Only the lines from the top of the listing below to the line that has "innerR = 78;" should be echoed, with both ends kept and pictures left out.
[start]
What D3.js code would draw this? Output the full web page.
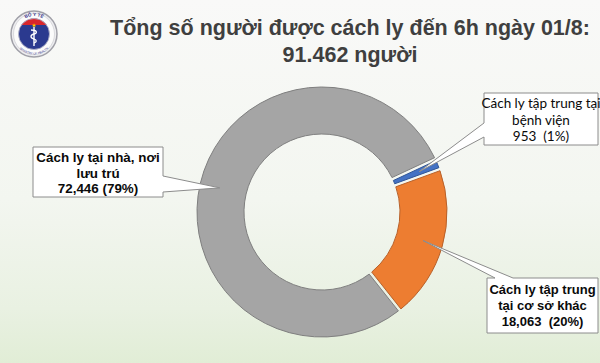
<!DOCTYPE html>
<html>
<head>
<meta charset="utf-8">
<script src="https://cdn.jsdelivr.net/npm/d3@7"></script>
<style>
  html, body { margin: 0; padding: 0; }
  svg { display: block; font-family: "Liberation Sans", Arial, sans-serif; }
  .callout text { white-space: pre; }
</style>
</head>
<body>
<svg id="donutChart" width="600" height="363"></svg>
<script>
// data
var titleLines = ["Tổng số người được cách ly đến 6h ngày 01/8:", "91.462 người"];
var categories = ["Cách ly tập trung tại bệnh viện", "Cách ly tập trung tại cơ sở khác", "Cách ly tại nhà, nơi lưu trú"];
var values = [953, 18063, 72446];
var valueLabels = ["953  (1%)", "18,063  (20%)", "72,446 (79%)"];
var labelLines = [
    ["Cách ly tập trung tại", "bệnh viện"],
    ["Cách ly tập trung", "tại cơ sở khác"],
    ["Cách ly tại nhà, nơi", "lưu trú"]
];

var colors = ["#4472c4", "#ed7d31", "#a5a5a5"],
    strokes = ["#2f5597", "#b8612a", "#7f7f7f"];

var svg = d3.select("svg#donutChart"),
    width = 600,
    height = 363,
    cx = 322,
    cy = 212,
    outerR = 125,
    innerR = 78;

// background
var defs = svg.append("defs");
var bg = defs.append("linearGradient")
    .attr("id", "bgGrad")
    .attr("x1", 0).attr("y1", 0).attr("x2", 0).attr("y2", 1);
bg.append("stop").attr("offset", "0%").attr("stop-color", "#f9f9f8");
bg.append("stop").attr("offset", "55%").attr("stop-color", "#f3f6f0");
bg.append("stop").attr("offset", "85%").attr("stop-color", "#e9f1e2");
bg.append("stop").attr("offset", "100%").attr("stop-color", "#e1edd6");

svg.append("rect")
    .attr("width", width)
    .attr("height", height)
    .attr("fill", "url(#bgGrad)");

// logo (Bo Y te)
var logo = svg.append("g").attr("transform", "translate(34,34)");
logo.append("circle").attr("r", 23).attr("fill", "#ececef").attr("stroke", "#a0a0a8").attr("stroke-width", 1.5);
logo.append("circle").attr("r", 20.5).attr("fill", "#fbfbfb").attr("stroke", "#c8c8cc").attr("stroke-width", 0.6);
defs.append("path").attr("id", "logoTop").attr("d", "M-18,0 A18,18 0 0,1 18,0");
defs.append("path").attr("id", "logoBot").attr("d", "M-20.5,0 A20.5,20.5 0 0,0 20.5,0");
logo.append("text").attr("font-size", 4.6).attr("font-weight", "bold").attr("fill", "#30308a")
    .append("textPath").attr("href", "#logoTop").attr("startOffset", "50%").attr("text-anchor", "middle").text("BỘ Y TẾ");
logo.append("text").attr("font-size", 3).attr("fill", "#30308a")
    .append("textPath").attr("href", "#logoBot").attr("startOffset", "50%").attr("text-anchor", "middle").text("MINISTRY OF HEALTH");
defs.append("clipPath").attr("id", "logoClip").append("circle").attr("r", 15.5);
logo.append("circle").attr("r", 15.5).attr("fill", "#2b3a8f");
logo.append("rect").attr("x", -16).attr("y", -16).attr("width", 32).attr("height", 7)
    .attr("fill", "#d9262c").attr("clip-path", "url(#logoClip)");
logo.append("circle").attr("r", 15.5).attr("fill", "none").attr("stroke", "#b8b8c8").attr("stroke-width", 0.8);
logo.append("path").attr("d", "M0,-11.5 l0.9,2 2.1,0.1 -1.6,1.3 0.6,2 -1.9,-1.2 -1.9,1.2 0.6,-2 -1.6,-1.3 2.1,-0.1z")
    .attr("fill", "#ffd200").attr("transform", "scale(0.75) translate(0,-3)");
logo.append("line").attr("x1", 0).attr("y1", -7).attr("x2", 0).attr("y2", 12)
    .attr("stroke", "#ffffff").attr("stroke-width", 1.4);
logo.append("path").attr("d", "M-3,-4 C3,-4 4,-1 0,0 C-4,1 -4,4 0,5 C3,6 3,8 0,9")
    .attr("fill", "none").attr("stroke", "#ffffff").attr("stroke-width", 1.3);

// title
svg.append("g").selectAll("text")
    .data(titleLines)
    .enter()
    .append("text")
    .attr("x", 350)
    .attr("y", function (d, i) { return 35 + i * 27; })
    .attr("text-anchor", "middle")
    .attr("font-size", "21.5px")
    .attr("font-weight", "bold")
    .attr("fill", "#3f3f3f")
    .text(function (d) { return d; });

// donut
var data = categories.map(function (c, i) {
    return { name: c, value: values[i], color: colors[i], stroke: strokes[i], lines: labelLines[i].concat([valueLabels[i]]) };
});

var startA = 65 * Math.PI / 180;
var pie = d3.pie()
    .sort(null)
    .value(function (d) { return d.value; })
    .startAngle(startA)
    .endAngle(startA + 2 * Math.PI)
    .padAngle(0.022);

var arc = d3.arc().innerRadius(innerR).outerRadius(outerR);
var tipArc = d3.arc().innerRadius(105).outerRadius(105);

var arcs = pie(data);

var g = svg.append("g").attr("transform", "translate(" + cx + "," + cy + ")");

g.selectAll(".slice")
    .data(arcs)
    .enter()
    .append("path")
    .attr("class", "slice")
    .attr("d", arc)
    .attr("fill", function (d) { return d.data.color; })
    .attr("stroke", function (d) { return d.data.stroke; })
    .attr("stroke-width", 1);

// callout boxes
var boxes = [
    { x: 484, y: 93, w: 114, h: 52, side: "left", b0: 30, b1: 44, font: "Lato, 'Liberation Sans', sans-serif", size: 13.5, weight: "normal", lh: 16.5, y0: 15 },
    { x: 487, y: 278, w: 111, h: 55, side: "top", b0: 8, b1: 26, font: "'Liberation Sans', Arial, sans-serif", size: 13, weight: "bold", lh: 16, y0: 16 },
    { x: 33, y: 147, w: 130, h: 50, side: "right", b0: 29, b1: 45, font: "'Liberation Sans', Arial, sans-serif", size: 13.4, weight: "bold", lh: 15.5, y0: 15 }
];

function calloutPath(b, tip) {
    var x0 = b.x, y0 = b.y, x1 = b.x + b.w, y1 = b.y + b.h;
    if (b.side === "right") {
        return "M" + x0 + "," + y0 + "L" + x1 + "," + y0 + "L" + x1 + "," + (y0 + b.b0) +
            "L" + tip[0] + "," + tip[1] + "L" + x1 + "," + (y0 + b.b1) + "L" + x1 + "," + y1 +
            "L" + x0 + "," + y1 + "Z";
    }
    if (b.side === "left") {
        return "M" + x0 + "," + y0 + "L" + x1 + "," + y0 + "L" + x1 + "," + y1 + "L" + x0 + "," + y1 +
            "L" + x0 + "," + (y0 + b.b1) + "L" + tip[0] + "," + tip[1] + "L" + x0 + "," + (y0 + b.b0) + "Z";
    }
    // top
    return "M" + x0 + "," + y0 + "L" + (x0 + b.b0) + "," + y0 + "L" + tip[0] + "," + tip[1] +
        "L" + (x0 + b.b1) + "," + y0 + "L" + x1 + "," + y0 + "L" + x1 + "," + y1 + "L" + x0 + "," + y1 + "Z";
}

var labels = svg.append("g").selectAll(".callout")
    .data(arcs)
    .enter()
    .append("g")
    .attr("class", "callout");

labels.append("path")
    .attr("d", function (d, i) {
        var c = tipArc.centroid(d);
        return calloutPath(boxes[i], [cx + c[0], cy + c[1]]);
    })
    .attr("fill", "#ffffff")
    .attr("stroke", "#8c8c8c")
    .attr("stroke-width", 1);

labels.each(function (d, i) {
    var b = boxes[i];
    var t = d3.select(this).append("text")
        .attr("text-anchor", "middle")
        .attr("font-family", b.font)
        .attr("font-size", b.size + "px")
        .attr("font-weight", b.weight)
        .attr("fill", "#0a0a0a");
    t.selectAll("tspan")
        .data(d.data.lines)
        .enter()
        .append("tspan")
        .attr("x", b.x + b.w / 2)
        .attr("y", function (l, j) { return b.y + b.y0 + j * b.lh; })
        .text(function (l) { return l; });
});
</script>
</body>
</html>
[end]
» Answer in full:
What D3.js code would draw this? Output the full web page.
<!DOCTYPE html>
<html>
<head>
<meta charset="utf-8">
<script src="https://cdn.jsdelivr.net/npm/d3@7"></script>
<style>
  html, body { margin: 0; padding: 0; }
  svg { display: block; font-family: "Liberation Sans", Arial, sans-serif; }
  .callout text { white-space: pre; }
</style>
</head>
<body>
<svg id="donutChart" width="600" height="363"></svg>
<script>
// data
var titleLines = ["Tổng số người được cách ly đến 6h ngày 01/8:", "91.462 người"];
var categories = ["Cách ly tập trung tại bệnh viện", "Cách ly tập trung tại cơ sở khác", "Cách ly tại nhà, nơi lưu trú"];
var values = [953, 18063, 72446];
var valueLabels = ["953  (1%)", "18,063  (20%)", "72,446 (79%)"];
var labelLines = [
    ["Cách ly tập trung tại", "bệnh viện"],
    ["Cách ly tập trung", "tại cơ sở khác"],
    ["Cách ly tại nhà, nơi", "lưu trú"]
];

var colors = ["#4472c4", "#ed7d31", "#a5a5a5"],
    strokes = ["#2f5597", "#b8612a", "#7f7f7f"];

var svg = d3.select("svg#donutChart"),
    width = 600,
    height = 363,
    cx = 322,
    cy = 212,
    outerR = 125,
    innerR = 78;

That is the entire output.